I think the Suns should pick Jared Jeffries, Nene Hilario, or Chris Wilcox. I don't think the Colangelo's want to wait till Stoudemire develops. The Suns like Jeffries because of his work ethic and that right now he can play the 3 and 4. They like Hilario and Wilcox for the same thing. Their amazing athletisicm and defense. I don't think Tsktishvilli is going to be avaialble to the suns now. He is projected to go top 5 now because Golden State, the Grizzlies and Denver like him so much.


----------



## Sunsfan (Jun 12, 2002)

A few weeks ago I would have disagreed, but Jeffries has really grown on me. He's 6'10, has put on some good weight in a relatively short amount of time, and has the experience and poise to step in and contribute right away.
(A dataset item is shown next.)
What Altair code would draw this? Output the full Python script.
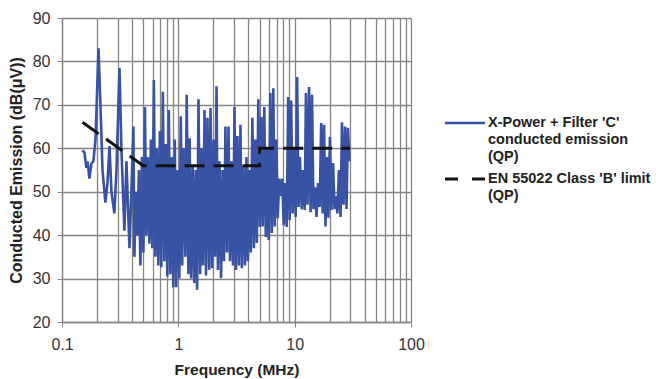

I think he could end up being similar to Marcus Camby, just without the constant injuries. Maybe, just maybe, a comparison to Kevin Garnett could be made as well, but I haven't seen enough of him to be that bold yet. I would really love to see the Suns make a trade for the 11th or 12th pick and try to nab Jeffries there, and take a project with the 9th pick.


----------



## John (Jun 9, 2002)

While we are talking about big man, how is our forgotten man Googs? How is his prcoess so far? Anyone got a hand on that?
:sigh:


----------



## PhatDaddy3100 (Jun 16, 2002)

*Googs*

Googs career is over. He has too many injuries and hasnt played for two years. I hope he retires so the suns can use his cap money somewhere else.


----------



## HEATLUNATIC (May 27, 2002)

The Suns WILL take Stoudemire,BOTTOM LINE!:yes:


----------



## SikHandlez24 (Jun 8, 2002)

*Phoenix Suns...*

The Suns will draft Jared Jeffries. He measured in at 6-11 230 in Chicago. He has good post moves and has said he wants to add on even more bulk across his chest and arms. He woul provide an immediate impact.


----------



## TheMatrix31 (May 28, 2002)

Wilcox !


----------